À l’échéance, l’investisseur aura également touché des coupons pour un total de 10 euros, mais il se verra rembourser l’obligation à sa valeur nominale (100 euros). Au total, il récupérera in fine 110 euros sur les 111 qu’il avait investis. Soit un rendement négatif de 0,9%.
En octobre, un client d’ING a reçu un taux fixe 0,91% pour un crédit hypothécaire sur 20 ans. Le taux du crédit habitation à taux fixe sur 20 ans était tombé pour la première fois sous 1% en septembre (0,92%). Ce n’est toutefois pas encore la norme!
Ces taux ont été accordés à des clients présentant un excellent dossier. En outre, les banques qui doivent quand même engranger un bénéfice et tenir compte d’une série de coûts (prime de liquidité, couverture contre les défauts de paiement, etc.) n’ont plus de marge de manœuvre pour répercuter la baisse des taux sur les crédits hypothécaires. Enfin, le montant emprunté influencera toujours le taux qui est accordé.
Il est donc peu probable que les taux hypothécaires tombent plus bas et inimaginable qu’ils arrivent en territoire négatif puisque dans ce cas, les clients ne rembourseraient pas l’intégralité de la somme empruntée.
Les taux négatifs auront-ils un impact sur les pensions?
Les assurances groupe et les fonds de pension sont également en situation difficile, et ce depuis un certain temps déjà. La loi sur les pensions complémentaires (LPC) impose en effet une garantie de rendement annuel minimum de 1,75% (et 3,75 maximum) pour la pension complémentaire d’entreprise (2e pilier). Si l’assureur ou le fonds de pension n’atteint pas ce taux, l’employeur est donc tenu de combler la différence.

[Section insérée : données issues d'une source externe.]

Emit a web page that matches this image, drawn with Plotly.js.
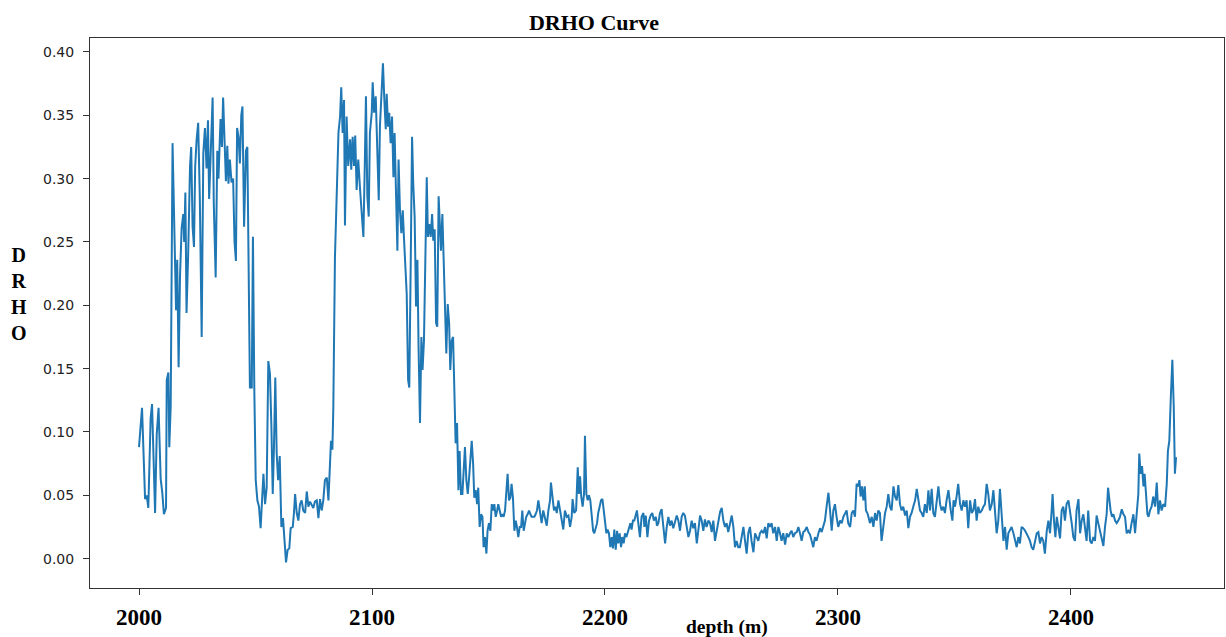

En 2018, les rendements nets des assurances groupe (Branche 21) ont atteint entre 1,75 et 2,25%. Les fonds de pension, eux, ont accusé le coup (-3,21%). Ils ont certes nettement ressorti la tête de l’eau au 1er semestre (+ 8,47%), mais il faut tenir compte du fait que les taux resteront bas pendant encore très longtemps. Or, il est impossible de garantir le pouvoir d’achat avec des obligations. Il faut donc aller chercher du rendement du côté d’actifs alternatifs: immobilier, private equity, infrastructures.